### Given information

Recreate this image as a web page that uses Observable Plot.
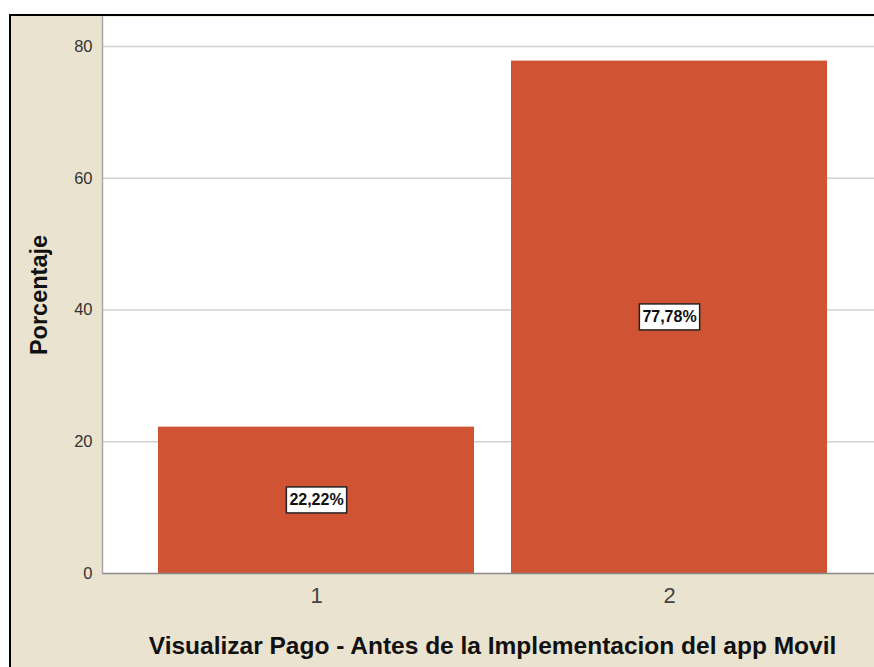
<!DOCTYPE html>
<html>
<head>
<meta charset="utf-8">
<script src="https://cdn.jsdelivr.net/npm/d3@7"></script>
<script src="https://cdn.jsdelivr.net/npm/@observablehq/plot@0.6"></script>
<style>
  html, body { margin: 0; padding: 0; background: #ffffff; }
  #frame {
    position: absolute; left: 9px; top: 14px;
    width: 863px; height: 651px;
    border-left: 2px solid #000; border-top: 2px solid #000;
    background: #e9e3cf; overflow: hidden;
  }
  #frame svg { display: block; }
</style>
</head>
<body>
<div id="frame"></div>
<script>
const categories = ["1", "2"];
const percentages = [22.22, 77.78];
const yTicks = [0, 20, 40, 60, 80];
const yTitle = "Porcentaje";
const xTitle = "Visualizar Pago - Antes de la Implementacion del app Movil";

const data = categories.map((c, i) => ({
  cat: c,
  value: percentages[i],
  label: percentages[i].toFixed(2).replace(".", ",") + "%"
}));

const font = "'Liberation Sans', Arial, sans-serif";

const chart = Plot.plot({
  width: 863,
  height: 651,
  marginLeft: 91,
  marginRight: 0,
  marginTop: 0,
  marginBottom: 94,
  style: { background: "#e9e3cf", fontFamily: font, overflow: "visible" },
  x: { domain: categories, range: [91, 872], paddingInner: 0.105, paddingOuter: 0.1586 },
  y: { domain: [0, 84.55] },
  marks: [
    Plot.frame({ fill: "#ffffff" }),
    Plot.ruleY(yTicks.filter(t => t > 0), { stroke: "#d2d2d2", strokeWidth: 1.5 }),
    Plot.barY(data, { x: "cat", y: "value", fill: "#d05433" }),
    Plot.ruleY([0], { stroke: "#8a8a8a", strokeWidth: 1.5 }),
    Plot.frame({ anchor: "left", stroke: "#a8a8a8", strokeWidth: 1.5 }),
    Plot.axisY({ ticks: yTicks, tickSize: 0, tickPadding: 10, fontSize: 16.5, label: null, color: "#333" }),
    Plot.axisX({ tickSize: 0, tickPadding: 14, fontSize: 22, label: null, color: "#444" }),
    Plot.text([yTitle], { frameAnchor: "left", textAnchor: "middle", lineAnchor: "middle", dx: -63, dy: 0, rotate: -90, fontSize: 23.5, fontWeight: "bold", fill: "#111" }),
    Plot.text([xTitle], { frameAnchor: "bottom", textAnchor: "middle", lineAnchor: "middle", dx: 4, dy: 73, fontSize: 24.5, fontWeight: "bold", fill: "#111" }),
    Plot.text(data, { x: "cat", y: d => d.value / 2, text: "label", fontSize: 16, fontWeight: "bold", fill: "#111", className: "vlabel" })
  ]
});

document.getElementById("frame").appendChild(chart);

// white boxes behind value labels
d3.select(chart).selectAll("g.vlabel text").each(function () {
  const bb = this.getBBox();
  const padX = 3, h = 26;
  const cy = bb.y + bb.height / 2;
  d3.select(this.parentNode).insert("rect", () => this)
    .attr("transform", this.getAttribute("transform"))
    .attr("x", bb.x - padX)
    .attr("y", cy - h / 2)
    .attr("width", bb.width + 2 * padX)
    .attr("height", h)
    .attr("fill", "#ffffff")
    .attr("stroke", "#222")
    .attr("stroke-width", 1.5);
});
</script>
</body>
</html>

### Given request
Without the pictures, write out the whole listing above exactly as it appears.

### Solution to the problem
Recreate this image as a web page that uses Observable Plot.
<!DOCTYPE html>
<html>
<head>
<meta charset="utf-8">
<script src="https://cdn.jsdelivr.net/npm/d3@7"></script>
<script src="https://cdn.jsdelivr.net/npm/@observablehq/plot@0.6"></script>
<style>
  html, body { margin: 0; padding: 0; background: #ffffff; }
  #frame {
    position: absolute; left: 9px; top: 14px;
    width: 863px; height: 651px;
    border-left: 2px solid #000; border-top: 2px solid #000;
    background: #e9e3cf; overflow: hidden;
  }
  #frame svg { display: block; }
</style>
</head>
<body>
<div id="frame"></div>
<script>
const categories = ["1", "2"];
const percentages = [22.22, 77.78];
const yTicks = [0, 20, 40, 60, 80];
const yTitle = "Porcentaje";
const xTitle = "Visualizar Pago - Antes de la Implementacion del app Movil";

const data = categories.map((c, i) => ({
  cat: c,
  value: percentages[i],
  label: percentages[i].toFixed(2).replace(".", ",") + "%"
}));

const font = "'Liberation Sans', Arial, sans-serif";

const chart = Plot.plot({
  width: 863,
  height: 651,
  marginLeft: 91,
  marginRight: 0,
  marginTop: 0,
  marginBottom: 94,
  style: { background: "#e9e3cf", fontFamily: font, overflow: "visible" },
  x: { domain: categories, range: [91, 872], paddingInner: 0.105, paddingOuter: 0.1586 },
  y: { domain: [0, 84.55] },
  marks: [
    Plot.frame({ fill: "#ffffff" }),
    Plot.ruleY(yTicks.filter(t => t > 0), { stroke: "#d2d2d2", strokeWidth: 1.5 }),
    Plot.barY(data, { x: "cat", y: "value", fill: "#d05433" }),
    Plot.ruleY([0], { stroke: "#8a8a8a", strokeWidth: 1.5 }),
    Plot.frame({ anchor: "left", stroke: "#a8a8a8", strokeWidth: 1.5 }),
    Plot.axisY({ ticks: yTicks, tickSize: 0, tickPadding: 10, fontSize: 16.5, label: null, color: "#333" }),
    Plot.axisX({ tickSize: 0, tickPadding: 14, fontSize: 22, label: null, color: "#444" }),
    Plot.text([yTitle], { frameAnchor: "left", textAnchor: "middle", lineAnchor: "middle", dx: -63, dy: 0, rotate: -90, fontSize: 23.5, fontWeight: "bold", fill: "#111" }),
    Plot.text([xTitle], { frameAnchor: "bottom", textAnchor: "middle", lineAnchor: "middle", dx: 4, dy: 73, fontSize: 24.5, fontWeight: "bold", fill: "#111" }),
    Plot.text(data, { x: "cat", y: d => d.value / 2, text: "label", fontSize: 16, fontWeight: "bold", fill: "#111", className: "vlabel" })
  ]
});

document.getElementById("frame").appendChild(chart);

// white boxes behind value labels
d3.select(chart).selectAll("g.vlabel text").each(function () {
  const bb = this.getBBox();
  const padX = 3, h = 26;
  const cy = bb.y + bb.height / 2;
  d3.select(this.parentNode).insert("rect", () => this)
    .attr("transform", this.getAttribute("transform"))
    .attr("x", bb.x - padX)
    .attr("y", cy - h / 2)
    .attr("width", bb.width + 2 * padX)
    .attr("height", h)
    .attr("fill", "#ffffff")
    .attr("stroke", "#222")
    .attr("stroke-width", 1.5);
});
</script>
</body>
</html>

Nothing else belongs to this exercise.